Craig Dedelow banked on himself upon graduating from Munster High School in Indiana. Having put together a solid prep career that included being named team MVP and a Gold Glove recipient, the outfielder believed he had what it took to earn a spot on the Indiana Hoosiers' roster as a walk-on.
Dedelow not only made the team, he thrived when given the opportunity to take the field. After appearing in 36 games and starting 15 times as a freshman, the left-handed hitter proceeded to lead the Hoosiers in hits and total bases as a sophomore and junior. Pittsburgh drafted him in the 34th round in 2016, but Dedelow felt he had more work to do.
He returned for his senior season and finished second in the Big Ten with 19 home runs and 135 total bases while ranking fourth with a .563 slugging percentage and fifth with 54 RBIs. When the White Sox called his name in the ninth round in 2017, Dedelow knew he was ready for the next level.
"It was really a big stepping stone for me after going into Indiana as a walk-on," said Dedelow, a three-time Third Team All-Big Ten selection. "I learned a lot from guys like Kyle Schwarber and Sam Travis and Will Nolden, who was kind of my mentor as an outfielder. Then being blessed with the opportunity given to me, I just tried to do the most with what I had. I'm very lucky to be in the spot I am right now, and I have to thank my coaches and Indiana University for giving me that opportunity."
His transition to the professional ranks has been as impressive as his college performance. He began his pro career in the Pioneer League last summer and earned All-Star recognition while hitting at a .321 clip. Dedelow also placed second on the circuit with 21 doubles, tied for second with 36 extra-base hits and ranked fifth with 143 total bases.
Another strong showing has followed for Dedelow with the Kannapolis Intimidators in the South Atlantic League in 2018. He entered games on Aug. 15 ranking second on the circuit with 30 doubles and tying for third with 46 extra-base hits. Overall, he owned a .256 average with 10 homers and 60 RBIs.
For the second straight season, he earned a spot in his league's All-Star Game and participated in the corresponding Home Run Derby. Although he excelled this year by hitting 15 and 13 round-trippers in the two rounds of the SAL event in Greensboro, Dedelow said it was more difficult trying to blast bombs in three and a half minutes per round as opposed to hitting until 10 outs are recorded.
"The ones where you're going against a clock are tough because you're trying to get as many swings as you can," Dedelow said. "Swinging continuously for three and a half minutes is a lot longer than you might think, especially when you're trying to hit a home run every time. But it's a really good time, hanging out and talking with the other guys."

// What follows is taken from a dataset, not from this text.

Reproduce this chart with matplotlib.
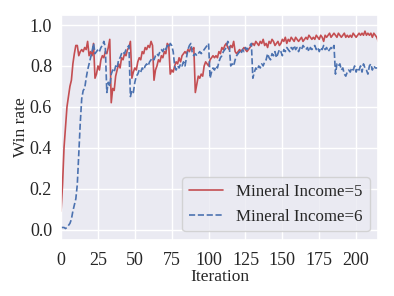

Video: Great Falls' Dedelow hits 8th homer of year
While the goal of a Home Run Derby is to clear the fence as often as possible, Dedelow admits he has altered his mindset after an early-season discussion with his coaches, who told him going yard should not be his objective every time he steps in the box. Since then his new-found focus has taken some pressure off and allowed him to approach every at-bat based on the situation.
"Right now the big thing is trying to get more power and trying to be more consistent," Dedelow said. "We haven't changed a lot about my swing; it's been more of an adjustment with my approach and knowing the inning and score and who's on base. I want to be more consistent by getting in more hitters' counts while staying out of pitchers' counts. I think my biggest weakness this year has been my swing-and-miss and the strikeouts, but that's something I'm going to work on and get better at during the offseason."
Walk-off wonders: Zach Rheams' third hit of the contest was a game-winning single in the bottom of the 10th inning to give Columbia a 2-1 win over Delmarva on Aug. 12. The Fireflies' Nicolas Debora struck out a career-high 10 batters over seven innings in his fourth start and 18th overall appearance of the campaign. Columbia has seven walk-off wins this season, three coming against the Shorebirds.
Hernandez hot, hot, hot: No hitter has been hotter in August than West Virginia catcher Raul Hernandez. The Venezuela native was 19-for-34 (.559) with four doubles, four RBIs and five walks in his first 11 outings this month. Hernandez also has thrived as the Power's designated hitter this season with 17 hits in 27 at-bats (.630).
Casey is golden: Casey Golden may lead the SAL with 146 strikeouts, but a case can be made that the Asheville outfielder is the league's most productive hitter. Golden leads the circuit in runs (76), RBIs (78), extra-base hits (48) and total bases (123). The product of UNC Wilmington also is second in the SAL with 28 home runs and third with a .548 slugging percentage.